** START Data provided **

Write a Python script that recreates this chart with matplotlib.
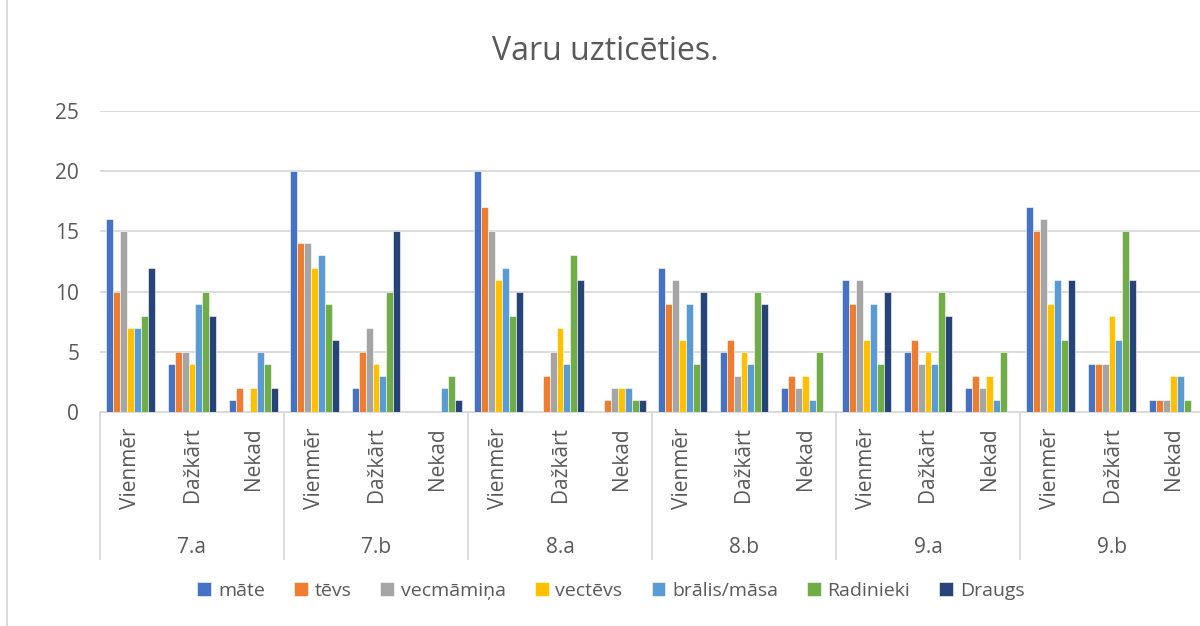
import matplotlib
matplotlib.use("Agg")
import matplotlib.pyplot as plt
from matplotlib.lines import Line2D
import numpy as np

plt.rcParams['font.family'] = ['Open Sans', 'DejaVu Sans']

# data
classes = ['7.a', '7.b', '8.a', '8.b', '9.a', '9.b']
answers = ['Vienmēr', 'Dažkārt', 'Nekad']
series = ['māte', 'tēvs', 'vecmāmiņa', 'vectēvs', 'brālis/māsa', 'Radinieki', 'Draugs']
mate      = [16, 4, 1, 20, 2, 0, 20, 0, 0, 12, 5, 2, 11, 5, 2, 17, 4, 1]
tevs      = [10, 5, 2, 14, 5, 0, 17, 3, 1, 9, 6, 3, 9, 6, 3, 15, 4, 1]
vecmamina = [15, 5, 0, 14, 7, 0, 15, 5, 2, 11, 3, 2, 11, 4, 2, 16, 4, 1]
vectevs   = [7, 4, 2, 12, 4, 0, 11, 7, 2, 6, 5, 3, 6, 5, 3, 9, 8, 3]
bralis    = [7, 9, 5, 13, 3, 2, 12, 4, 2, 9, 4, 1, 9, 4, 1, 11, 6, 3]
radinieki = [8, 10, 4, 9, 10, 3, 8, 13, 1, 4, 10, 5, 4, 10, 5, 6, 15, 1]
draugs    = [12, 8, 2, 6, 15, 1, 10, 11, 1, 10, 9, 0, 10, 8, 0, 11, 11, 0]
values = [mate, tevs, vecmamina, vectevs, bralis, radinieki, draugs]
colors = ['#4472C4', '#ED7D31', '#A5A5A5', '#FFC000', '#5B9BD5', '#70AD47', '#264478']

txt = '#595959'
grid = '#d9d9d9'

fig = plt.figure(figsize=(12, 6.26), dpi=100)
ax = fig.add_axes([100 / 1200, 214 / 626, 1104 / 1200, 301 / 626])

n = len(classes) * len(answers)
x = np.arange(n)
w = 0.79 / len(series)
for i, (name, vals, c) in enumerate(zip(series, values, colors)):
    ax.bar(x - 0.395 + w * (i + 0.5), vals, width=w, color=c, label=name,
           edgecolor='white', linewidth=0.4, zorder=3)

ax.set_xlim(-0.5, n - 0.5)
ax.set_ylim(0, 25)
ax.set_yticks(range(0, 26, 5))
ax.yaxis.grid(True, color=grid, linewidth=1.3, zorder=0)
ax.tick_params(axis='y', length=0, pad=15, labelsize=15, labelcolor=txt)
ax.set_xticks([])
for s in ['top', 'right', 'left']:
    ax.spines[s].set_visible(False)
ax.spines['bottom'].set_color(grid)
ax.spines['bottom'].set_linewidth(1.3)

# multi-level category axis
for k in range(n):
    ax.text(k, -0.05, answers[k % 3], rotation=90, ha='center', va='top',
            fontsize=15, color=txt, transform=ax.get_xaxis_transform())
for j, cl in enumerate(classes):
    ax.text(j * 3 + 1, -0.449, cl, ha='center', va='center', fontsize=15,
            color=txt, transform=ax.get_xaxis_transform())
    ax.plot([j * 3 - 0.5] * 2, [0, -0.49], color=grid, linewidth=1.3,
            transform=ax.get_xaxis_transform(), clip_on=False)

fig.suptitle('Varu uzticēties.', x=605 / 1200, y=1 - 52 / 626, va='center',
             fontsize=23, color=txt)

ax.legend(loc='center', bbox_to_anchor=(611 / 1200, 1 - 591 / 626),
          bbox_transform=fig.transFigure, ncol=7, frameon=False,
          fontsize=14, labelcolor=txt, handlelength=0.7, handleheight=0.7,
          handletextpad=0.35, columnspacing=1.5)

fig.add_artist(Line2D([7 / 1200] * 2, [0, 1], color=grid, linewidth=1.3))

fig.savefig('out.png', dpi=100)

** END Data provided **

▸ **The task**: In the data above, please extract the lines from the first one through the line with "ax.spines['bottom'].set_linewidth(1.3)", exactly, and keep pictures out.

▸ **Task result**:
Write a Python script that recreates this chart with matplotlib.
import matplotlib
matplotlib.use("Agg")
import matplotlib.pyplot as plt
from matplotlib.lines import Line2D
import numpy as np

plt.rcParams['font.family'] = ['Open Sans', 'DejaVu Sans']

# data
classes = ['7.a', '7.b', '8.a', '8.b', '9.a', '9.b']
answers = ['Vienmēr', 'Dažkārt', 'Nekad']
series = ['māte', 'tēvs', 'vecmāmiņa', 'vectēvs', 'brālis/māsa', 'Radinieki', 'Draugs']
mate      = [16, 4, 1, 20, 2, 0, 20, 0, 0, 12, 5, 2, 11, 5, 2, 17, 4, 1]
tevs      = [10, 5, 2, 14, 5, 0, 17, 3, 1, 9, 6, 3, 9, 6, 3, 15, 4, 1]
vecmamina = [15, 5, 0, 14, 7, 0, 15, 5, 2, 11, 3, 2, 11, 4, 2, 16, 4, 1]
vectevs   = [7, 4, 2, 12, 4, 0, 11, 7, 2, 6, 5, 3, 6, 5, 3, 9, 8, 3]
bralis    = [7, 9, 5, 13, 3, 2, 12, 4, 2, 9, 4, 1, 9, 4, 1, 11, 6, 3]
radinieki = [8, 10, 4, 9, 10, 3, 8, 13, 1, 4, 10, 5, 4, 10, 5, 6, 15, 1]
draugs    = [12, 8, 2, 6, 15, 1, 10, 11, 1, 10, 9, 0, 10, 8, 0, 11, 11, 0]
values = [mate, tevs, vecmamina, vectevs, bralis, radinieki, draugs]
colors = ['#4472C4', '#ED7D31', '#A5A5A5', '#FFC000', '#5B9BD5', '#70AD47', '#264478']

txt = '#595959'
grid = '#d9d9d9'

fig = plt.figure(figsize=(12, 6.26), dpi=100)
ax = fig.add_axes([100 / 1200, 214 / 626, 1104 / 1200, 301 / 626])

n = len(classes) * len(answers)
x = np.arange(n)
w = 0.79 / len(series)
for i, (name, vals, c) in enumerate(zip(series, values, colors)):
    ax.bar(x - 0.395 + w * (i + 0.5), vals, width=w, color=c, label=name,
           edgecolor='white', linewidth=0.4, zorder=3)

ax.set_xlim(-0.5, n - 0.5)
ax.set_ylim(0, 25)
ax.set_yticks(range(0, 26, 5))
ax.yaxis.grid(True, color=grid, linewidth=1.3, zorder=0)
ax.tick_params(axis='y', length=0, pad=15, labelsize=15, labelcolor=txt)
ax.set_xticks([])
for s in ['top', 'right', 'left']:
    ax.spines[s].set_visible(False)
ax.spines['bottom'].set_color(grid)
ax.spines['bottom'].set_linewidth(1.3)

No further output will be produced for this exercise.